▶ [REQUIREMENTS]
Return, without pictures, the lines from the start of the data through the one that contains "rate by year</text>".

=== DATASET CONTENT ===

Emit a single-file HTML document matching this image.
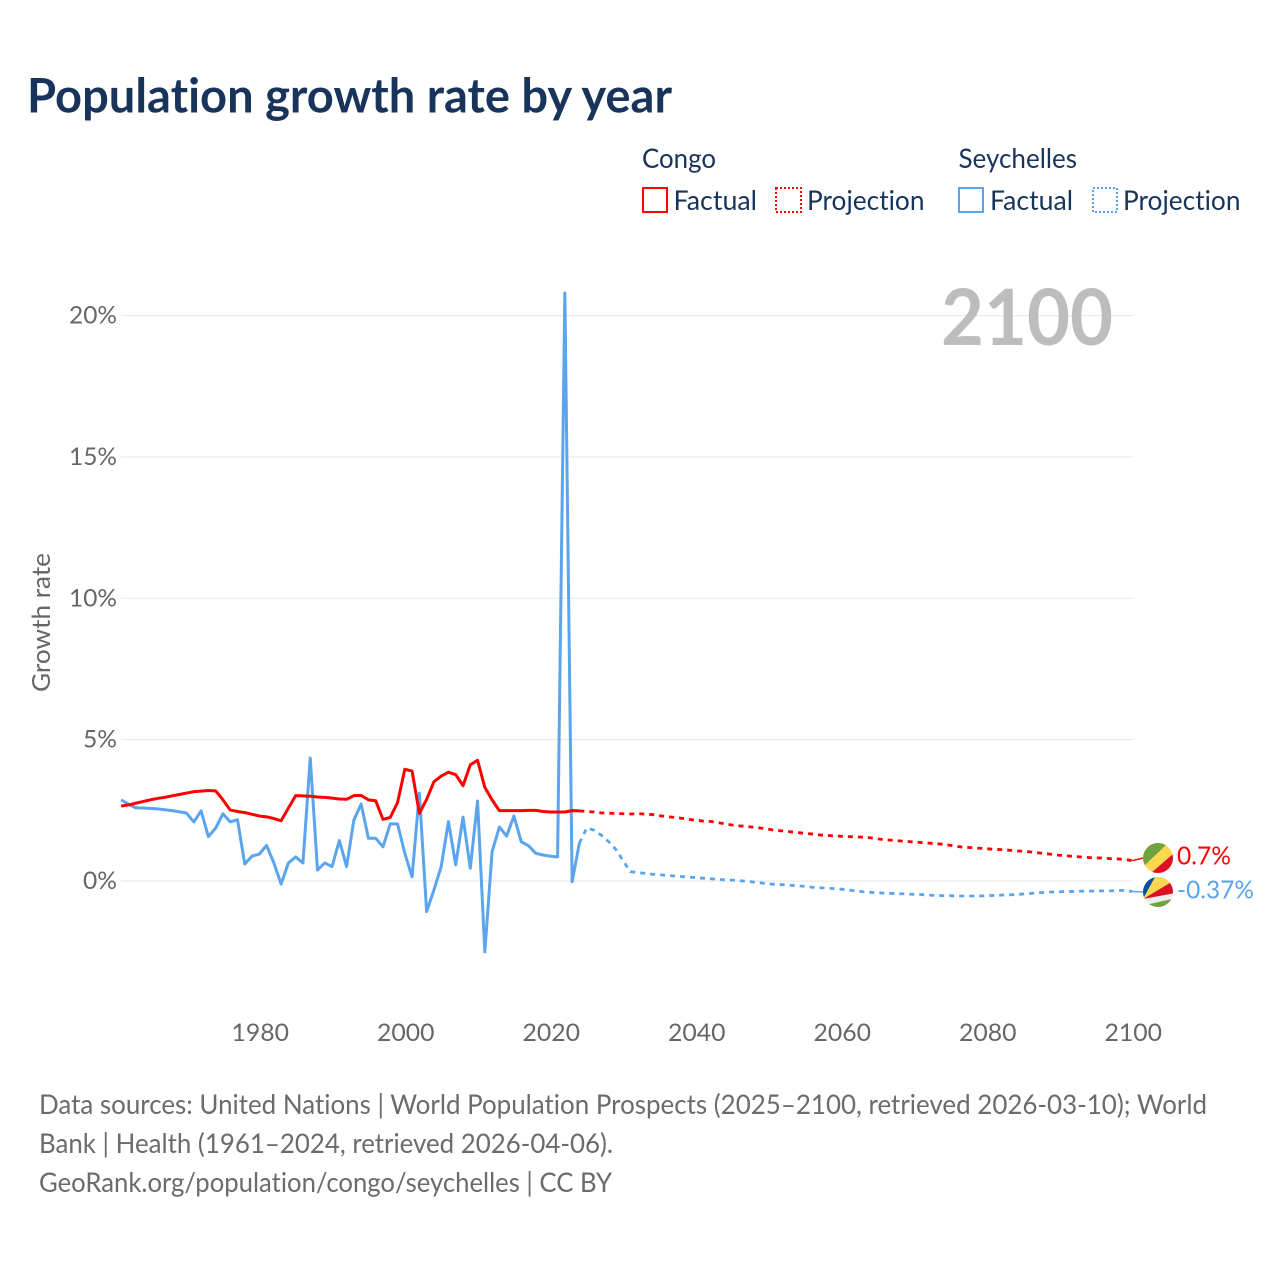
<!DOCTYPE html>
<html lang="en">
<head>
<meta charset="utf-8">
<title>Population growth rate by year</title>
<style>
html,body{margin:0;padding:0;background:#fff;}
svg{display:block;}
text{font-family:"Lato","Carlito","Liberation Sans",sans-serif;font-variant-ligatures:none;font-feature-settings:"liga" 0,"clig" 0;}
</style>
</head>
<body>
<svg id="chart" xmlns="http://www.w3.org/2000/svg" width="1280" height="1280" viewBox="0 0 1280 1280">
  <defs>
    <clipPath id="flag-clip-a"><circle cx="0" cy="0" r="15"/></clipPath>
    <clipPath id="flag-clip-b"><circle cx="0" cy="0" r="15"/></clipPath>
  </defs>
  <rect width="1280" height="1280" fill="#fff"/>
  <text x="27" y="112.5" font-size="48" font-weight="700" fill="#18345a" textLength="645" lengthAdjust="spacingAndGlyphs">Population growth rate by year</text>

  <g font-size="27" fill="#18345a">
    <text x="642" y="168" textLength="74" lengthAdjust="spacingAndGlyphs">Congo</text>
    <text x="958.5" y="168" textLength="118.5" lengthAdjust="spacingAndGlyphs">Seychelles</text>
    <rect x="643" y="188" width="24" height="24" fill="none" stroke="#ff0000" stroke-width="2"/>
    <text x="673.5" y="210" textLength="83.5" lengthAdjust="spacingAndGlyphs">Factual</text>
    <rect x="776" y="188" width="25" height="24" fill="none" stroke="#ff0000" stroke-width="2" stroke-dasharray="2 2"/>
    <text x="807" y="210" textLength="117.5" lengthAdjust="spacingAndGlyphs">Projection</text>
    <rect x="959" y="188" width="24" height="24" fill="none" stroke="#5ba4ee" stroke-width="2"/>
    <text x="990" y="210" textLength="83" lengthAdjust="spacingAndGlyphs">Factual</text>
    <rect x="1093" y="188" width="24" height="24" fill="none" stroke="#5ba4ee" stroke-width="2" stroke-dasharray="2 2"/>
    <text x="1123" y="210" textLength="117.5" lengthAdjust="spacingAndGlyphs">Projection</text>
  </g>

  <g id="grid"></g>
  <text x="941" y="345" font-size="78" font-weight="700" fill="#bdbdbd" textLength="172" lengthAdjust="spacingAndGlyphs">2100</text>
  <g id="y-ticks"></g>
  <g id="x-ticks"></g>
  <text transform="translate(50 692) rotate(-90)" font-size="25" fill="#666" textLength="139" lengthAdjust="spacingAndGlyphs">Growth rate</text>
  <g id="series"></g>

  <g id="flag-congo">
    <g clip-path="url(#flag-clip-a)">
      <rect x="-15" y="-15" width="30" height="30" fill="#fbd94e"/>
      <polygon points="-15,-15 10,-15 -15,9" fill="#6fa33f"/>
      <polygon points="-7,15 15,-4 15,15" fill="#dc1126"/>
    </g>
  </g>
  <g id="flag-seychelles">
    <g clip-path="url(#flag-clip-b)">
      <rect x="-15" y="-15" width="30" height="30" fill="#eeeeee"/>
      <polygon points="-15,13.6 15,6.8 15,15 -15,15" fill="#6fa33f"/>
      <polygon points="-15,7 15,-11 15,1.5" fill="#dc1126"/>
      <polygon points="-15,7 -3,-15 15,-15 15,-11" fill="#fbd94e"/>
      <polygon points="-15,7 -15,-15 -3,-15" fill="#0b4ea2"/>
    </g>
  </g>
  <text id="label-congo" x="1177" font-size="25" fill="#ff0000" textLength="54" lengthAdjust="spacingAndGlyphs"></text>
  <text id="label-seychelles" x="1177" font-size="25" fill="#5ba4ee" textLength="77" lengthAdjust="spacingAndGlyphs"></text>

  <g font-size="27" fill="#6b6b6b">
    <text x="39" y="1114" textLength="1168" lengthAdjust="spacingAndGlyphs">Data sources: United Nations | World Population Prospects (2025–2100, retrieved 2026-03-10); World</text>
    <text x="39" y="1153" textLength="574" lengthAdjust="spacingAndGlyphs">Bank | Health (1961–2024, retrieved 2026-04-06).</text>
    <text x="39" y="1192" textLength="573" lengthAdjust="spacingAndGlyphs">GeoRank.org/population/congo/seychelles | CC BY</text>
  </g>
</svg>
<script>
const yTickValues = [0, 5, 10, 15, 20];
const yTickLabels = ["0%", "5%", "10%", "15%", "20%"];
const xTickValues = [1980, 2000, 2020, 2040, 2060, 2080, 2100];
const factualStartYear = 1961;
const projectionStartYear = 2024;
const congoFactual = [
  2.65,2.69,2.75,2.81,2.87,2.92,2.96,3.01,3.06,
  3.11,3.16,3.18,3.20,3.19,2.87,2.51,2.46,2.42,2.36,
  2.30,2.27,2.21,2.13,2.58,3.02,3.01,3.00,2.97,2.96,
  2.93,2.90,2.89,3.02,3.03,2.87,2.84,2.18,2.25,2.77,
  3.95,3.89,2.39,2.89,3.51,3.71,3.85,3.76,3.37,4.11,
  4.27,3.31,2.87,2.49,2.49,2.49,2.49,2.50,2.50,2.46,
  2.44,2.44,2.44,2.49,2.48
];
const seychellesFactual = [
  2.87,2.72,2.59,2.58,2.57,2.55,2.52,2.49,2.45,
  2.40,2.09,2.48,1.57,1.87,2.38,2.09,2.17,0.60,0.88,
  0.95,1.26,0.64,-0.11,0.64,0.85,0.64,4.35,0.39,0.64,
  0.51,1.43,0.51,2.16,2.72,1.51,1.51,1.21,2.02,2.02,
  0.98,0.15,3.11,-1.08,-0.32,0.51,2.10,0.57,2.26,0.45,
  2.83,-2.51,1.04,1.91,1.59,2.30,1.39,1.25,0.98,0.92,
  0.88,0.85,20.80,-0.03,1.34
];
const congoProjection = [
  2.48,2.46,2.44,2.41,2.40,2.39,
  2.38,2.37,2.38,2.37,2.35,2.31,2.28,2.25,2.22,2.18,
  2.15,2.12,2.11,2.07,2.02,1.98,1.95,1.93,1.90,1.87,
  1.83,1.79,1.77,1.74,1.71,1.69,1.66,1.63,1.61,1.60,
  1.58,1.57,1.56,1.55,1.53,1.49,1.46,1.44,1.42,1.40,
  1.38,1.36,1.34,1.32,1.30,1.26,1.22,1.19,1.18,1.16,
  1.14,1.12,1.11,1.09,1.07,1.05,1.03,1.00,0.97,0.94,
  0.91,0.89,0.87,0.85,0.83,0.82,0.81,0.79,0.78,0.76,
  0.72
];
const seychellesProjection = [
  1.34,1.87,1.80,1.62,1.40,1.12,
  0.72,0.33,0.30,0.27,0.24,0.22,0.20,0.18,0.16,0.14,
  0.12,0.10,0.08,0.06,0.04,0.03,0.01,-0.01,-0.04,-0.07,
  -0.10,-0.12,-0.13,-0.15,-0.17,-0.19,-0.22,-0.24,-0.25,-0.27,
  -0.29,-0.32,-0.35,-0.38,-0.40,-0.42,-0.43,-0.44,-0.45,-0.46,
  -0.47,-0.48,-0.50,-0.51,-0.52,-0.52,-0.53,-0.53,-0.53,-0.53,
  -0.52,-0.51,-0.50,-0.49,-0.48,-0.46,-0.44,-0.42,-0.40,-0.39,
  -0.38,-0.37,-0.37,-0.36,-0.36,-0.35,-0.35,-0.35,-0.34,-0.33,
  -0.37
];
const congoEndLabel = "0.7%";
const seychellesEndLabel = "-0.37%";

const NS = "http://www.w3.org/2000/svg";
function xScale(year) { return 259.3 + (year - 1980) * 7.275; }
function yScale(v) { return 881 - v * 28.27; }
function makePath(values, startYear) {
  return values.map(function (v, i) {
    return (i ? "L" : "M") + xScale(startYear + i).toFixed(2) + " " + yScale(v).toFixed(2);
  }).join(" ");
}
function drawLine(values, startYear, color, dash, width, name) {
  const p = document.createElementNS(NS, "path");
  p.setAttribute("d", makePath(values, startYear));
  p.setAttribute("fill", "none");
  p.setAttribute("stroke", color);
  p.setAttribute("stroke-width", width);
  p.setAttribute("stroke-linejoin", "round");
  if (dash) p.setAttribute("stroke-dasharray", dash);
  
  
  document.getElementById("series").appendChild(p);
}

const gridGroup = document.getElementById("grid");
const yTickGroup = document.getElementById("y-ticks");
const xTickGroup = document.getElementById("x-ticks");

yTickValues.forEach(function (v, i) {
  const ln = document.createElementNS(NS, "line");
  ln.setAttribute("x1", 121);
  ln.setAttribute("x2", 1133);
  ln.setAttribute("y1", yScale(v));
  ln.setAttribute("y2", yScale(v));
  ln.setAttribute("stroke", "#ebebeb");
  ln.setAttribute("stroke-width", "1.2");
  
  
  gridGroup.appendChild(ln);

  const t = document.createElementNS(NS, "text");
  t.setAttribute("x", 117);
  t.setAttribute("y", yScale(v) + 8);
  t.setAttribute("text-anchor", "end");
  t.setAttribute("font-size", "24");
  t.setAttribute("fill", "#666");
  t.setAttribute("textLength", yTickLabels[i].length > 2 ? 48 : 34);
  t.setAttribute("lengthAdjust", "spacingAndGlyphs");
  
  
  t.textContent = yTickLabels[i];
  yTickGroup.appendChild(t);
});

xTickValues.forEach(function (year) {
  const t = document.createElementNS(NS, "text");
  t.setAttribute("x", xScale(year) + 1);
  t.setAttribute("y", 1041);
  t.setAttribute("text-anchor", "middle");
  t.setAttribute("font-size", "24");
  t.setAttribute("fill", "#666");
  t.setAttribute("textLength", 57.5);
  t.setAttribute("lengthAdjust", "spacingAndGlyphs");
  
  
  t.textContent = String(year);
  xTickGroup.appendChild(t);
});

drawLine(seychellesFactual, factualStartYear, "#5ba4ee", "", 3, "seychelles-factual-line");
drawLine(seychellesProjection, projectionStartYear, "#5ba4ee", "5 5", 2.8, "seychelles-projection-line");
drawLine(congoFactual, factualStartYear, "#ff0000", "", 3, "congo-factual-line");
drawLine(congoProjection, projectionStartYear, "#ff0000", "5 5", 2.8, "congo-projection-line");

const congoEndY = yScale(congoProjection[congoProjection.length - 1]);
const seychellesEndY = yScale(seychellesProjection[seychellesProjection.length - 1]);

const connectorCongo = document.createElementNS(NS, "line");
connectorCongo.setAttribute("x1", xScale(2100));
connectorCongo.setAttribute("y1", congoEndY);
connectorCongo.setAttribute("x2", 1143);
connectorCongo.setAttribute("y2", congoEndY - 2.6);
connectorCongo.setAttribute("stroke", "#ff0000");
connectorCongo.setAttribute("stroke-width", "1.5");


document.getElementById("series").appendChild(connectorCongo);

const connectorSeychelles = document.createElementNS(NS, "line");
connectorSeychelles.setAttribute("x1", xScale(2100));
connectorSeychelles.setAttribute("y1", seychellesEndY);
connectorSeychelles.setAttribute("x2", 1143);
connectorSeychelles.setAttribute("y2", seychellesEndY + 0.5);
connectorSeychelles.setAttribute("stroke", "#5ba4ee");
connectorSeychelles.setAttribute("stroke-width", "1.5");


document.getElementById("series").appendChild(connectorSeychelles);

document.getElementById("flag-congo").setAttribute("transform", "translate(1158 " + (congoEndY - 2.6) + ")");
document.getElementById("flag-seychelles").setAttribute("transform", "translate(1158 " + (seychellesEndY + 0.5) + ")");
const congoLabel = document.getElementById("label-congo");
congoLabel.setAttribute("y", congoEndY + 3.7);
congoLabel.textContent = congoEndLabel;
const seychellesLabel = document.getElementById("label-seychelles");
seychellesLabel.setAttribute("y", seychellesEndY + 6.8);
seychellesLabel.textContent = seychellesEndLabel;
</script>
</body>
</html>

===

▶ [FINAL RESULT]
Emit a single-file HTML document matching this image.
<!DOCTYPE html>
<html lang="en">
<head>
<meta charset="utf-8">
<title>Population growth rate by year</title>
<style>
html,body{margin:0;padding:0;background:#fff;}
svg{display:block;}
text{font-family:"Lato","Carlito","Liberation Sans",sans-serif;font-variant-ligatures:none;font-feature-settings:"liga" 0,"clig" 0;}
</style>
</head>
<body>
<svg id="chart" xmlns="http://www.w3.org/2000/svg" width="1280" height="1280" viewBox="0 0 1280 1280">
  <defs>
    <clipPath id="flag-clip-a"><circle cx="0" cy="0" r="15"/></clipPath>
    <clipPath id="flag-clip-b"><circle cx="0" cy="0" r="15"/></clipPath>
  </defs>
  <rect width="1280" height="1280" fill="#fff"/>
  <text x="27" y="112.5" font-size="48" font-weight="700" fill="#18345a" textLength="645" lengthAdjust="spacingAndGlyphs">Population growth rate by year</text>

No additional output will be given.